Each one of us are always standing at the precipice of choice. For the most part, we seem to effortlessly ignore and/or avoid the mystery before us; preferring the assurances of repetition and the false sense of security it provides. As the saying goes, “No news is good news”.
But what if that consistency vanishes?
I’ve had the good fortune to spend much of my free time in the serene setting of northern Ontario; a spot with such beauty and, if you find the right spot, seclusion to have only my own thoughts and attention as companions. And with these luxuries I’ve been able to really sit with this fear which arises when I accept the immediate reality that what my life is going to look like even a year from now, is not certain.
What I’ve discovered is that it is my resistance to the mystery which elicits fear.
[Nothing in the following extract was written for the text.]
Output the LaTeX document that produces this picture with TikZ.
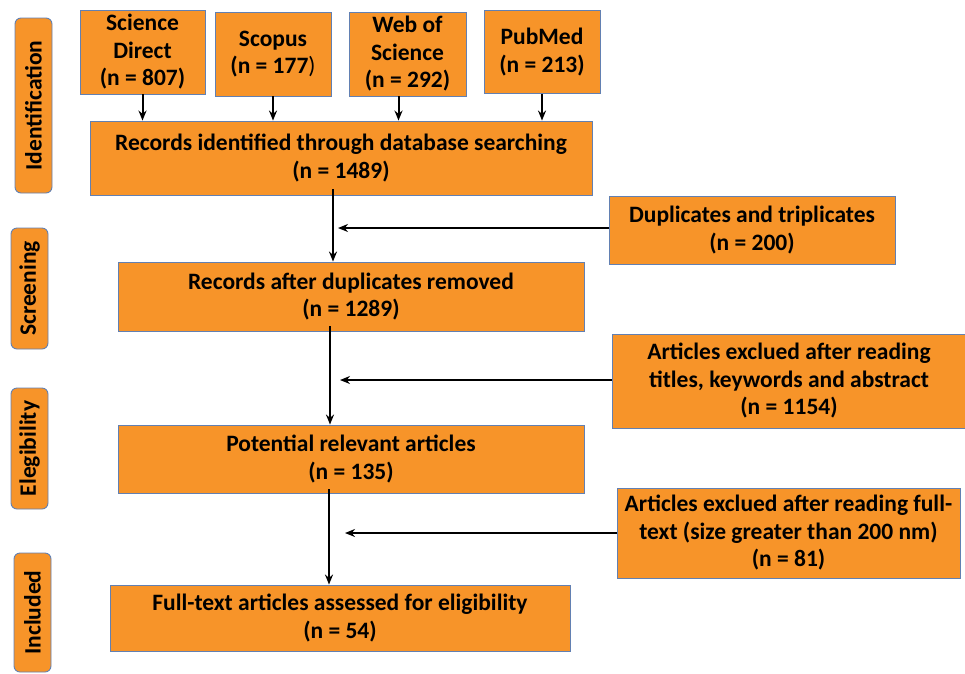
\documentclass[tikz,border=0pt]{standalone}
\usepackage{fontspec}
\setmainfont{Carlito}
\usetikzlibrary{arrows.meta}
\definecolor{prisma}{RGB}{247,148,41}
\definecolor{boxline}{RGB}{98,128,178}
\tikzset{
    box/.style={draw=boxline, fill=prisma, line width=0.9pt, align=center, inner sep=0pt,
        font=\bfseries\fontsize{23.5}{27.5}\selectfont},
    phase/.style={box, rounded corners=6pt, rotate=90},
    link/.style={-{Stealth[length=10pt,width=8pt]}, line width=2pt}
}

\begin{document}
\begin{tikzpicture}[x=1pt, y=-1pt]
    \useasboundingbox (0,0) rectangle (965,673);
    % phases
    \node[phase, minimum width=175, minimum height=37] (ident) at (33.5,105.5) {Identification};
    \node[phase, minimum width=121, minimum height=37] (screen) at (29.5,288.5) {Screening};
    \node[phase, minimum width=121, minimum height=37] (elig) at (29.5,448.5) {Elegibility};
    \node[phase, minimum width=119, minimum height=37] (incl) at (32.5,612.5) {Included};
    % databases
    \node[box, minimum width=125, minimum height=84] (sd) at (142.5,52) {Science\\Direct\\(n = 807)};
    \node[box, minimum width=116, minimum height=84] (sc) at (273,54) {Scopus\\(n = 177{\mdseries )}};
    \node[box, minimum width=117, minimum height=84] (ws) at (407.5,54) {Web of\\Science\\(n = 292)};
    \node[box, minimum width=116, minimum height=83] (pm) at (542,52) {PubMed\\(n = 213)};
    % main column
    \node[box, minimum width=502, minimum height=74] (rid) at (341,158) {Records identified through database searching\\(n = 1489)};
    \node[box, minimum width=466, minimum height=69] (rad) at (351,296.5) {Records after duplicates removed\\(n = 1289)};
    \node[box, minimum width=466, minimum height=68] (pra) at (351,459) {Potential relevant articles\\(n = 135)};
    \node[box, minimum width=460, minimum height=66] (fta) at (340,618) {Full-text articles assessed for eligibility\\(n = 54)};
    % exclusions
    \node[box, minimum width=286, minimum height=68] (dup) at (752,230) {Duplicates and triplicates\\(n = 200)};
    \node[box, minimum width=354, minimum height=94] (ex1) at (789,381) {Articles exclued after reading\\titles, keywords and abstract\\(n = 1154)};
    \node[box, minimum width=343, minimum height=90] (ex2) at (788.5,533) {Articles exclued after reading full-\\text (size greater than 200 nm)\\(n = 81)};
    % arrows
    \draw[link] (sd.south) -- (sd.south |- rid.north);
    \draw[link] (sc.south) -- (sc.south |- rid.north);
    \draw[link] ([xshift=-9]ws.south) -- ([xshift=-9]ws.south |- rid.north);
    \draw[link] (pm.south) -- (pm.south |- rid.north);
    \coordinate (j1) at (338,228);
    \coordinate (j2) at (340,380);
    \coordinate (j3) at (345,533);
    \draw[link] ([xshift=-8,yshift=6]rid.south) -- ([xshift=-8]rid.south |- rad.north);
    \draw[link] ([xshift=-21,yshift=5]rad.south) -- ([xshift=-21]rad.south |- pra.north);
    \draw[link] ([xshift=-22,yshift=4]pra.south) -- ([xshift=-22]pra.south |- fta.north);
    \draw[link] (dup.west |- j1) -- (j1);
    \draw[link] (ex1.west |- j2) -- (j2);
    \draw[link] (ex2.west |- j3) -- (j3);
\end{tikzpicture}
\end{document}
So I’ve begun to consciously embrace the mystery; to accept not knowing.
What does this look like?
Well first, I’ve leaned on my faith that life is for my good. That the mystery itself, albeit beyond what I can fully comprehend, is and continues to be designed for the fruition of peace, safety, and good for all. This is a key element, I feel, to embracing the mystery.
Second, to remain conscious of both my thoughts and the experiences and events which arise in my life. The two are not exclusive to each other; they are inherently joined and co-arising.
And finally, to maintain a consistent state of gratitude. By accepting the mystery while simultaneously being grateful for whatever arises, knowing that it is for my good, transmutes the fear into excitement and joy. The need to control and know gives way to Grace.
I hope those that read this, who are also being awakened to the every present mystery of life (either by choice or by what seems to be the will of the mystery itself), find usefulness in my words and comfort in knowing that they do not face it alone.